Martina Semenzato, presidente della Commissione parlamentare d’inchiesta sul femminicidio, ha evidenziato l’importanza del confronto di Firenze «che, affrontando il tema della violenza e della disuguaglianza di genere, propone un focus sul lavoro. Tutto passa dall’indipendenza economica, perché senza questa nessun individuo raggiunge un livello sufficiente di dignità e autonomia di scelta».
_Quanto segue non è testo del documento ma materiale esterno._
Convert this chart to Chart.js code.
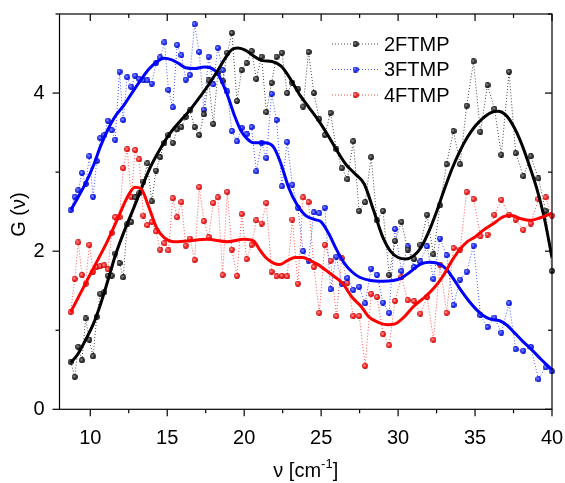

Alcune esperienze raccontano efficacemente la propria azione quotidiana su questo versante. C’è il percorso della cooperativa Alice a Prato, pioniera in Toscana con i primi centri antiviolenza alla fine degli anni Novanta e con le attuali strutture che coinvolgono quasi 500 donne; a Napoli invece troviamo la cooperativa Dedalus che, oltre a gestire una casa rifugio, ospita in tanti servizi un numero molto alto di donne e anche persone Lgbtqia che sono presenti come socie-lavoratrici; nella valle del Sangro, in Abruzzo, la cooperativa sociale Horizon Service di Sulmona svolge diverse attività di contrasto in aree interne. La cooperativa Crea, in Toscana, ha innescato un percorso sulla parità di genere attraverso il trattamento contrattuale e le esigenze di conciliazione vita-lavoro. Nel Lazio il Consorzio Parsifal ha la certificazione di genere, tra i primi nel Centro-Sud. La cooperativa “Lotta contro l’emarginazione” si occupa delle vittime di tratta nella realtà della provincia di Milano. Infine, a Venezia la cooperativa Il Cerchio opera nel carcere femminile della Giudecca, dove le detenute sono state incluse in un progetto di sartoria sociale. Violenza e autonomia sono strettamente intrecciate. Ci sono le cooperative sociali che rivendicano il percorso di equilibrio e parità di genere in un Paese che presenta dati allarmanti sul gender gap e il divario economico tra uomini e donne, come ha illustrato Antonello Scialdone di Inapp.

Tutte queste esperienze si legano anche attraverso il linguaggio inclusivo. Gaia Peruzzi, docente di Media, genere e diversità alla Sapienza Università di Roma, ha sottolineato l’importanza delle parole sulle azioni di cura e inclusione.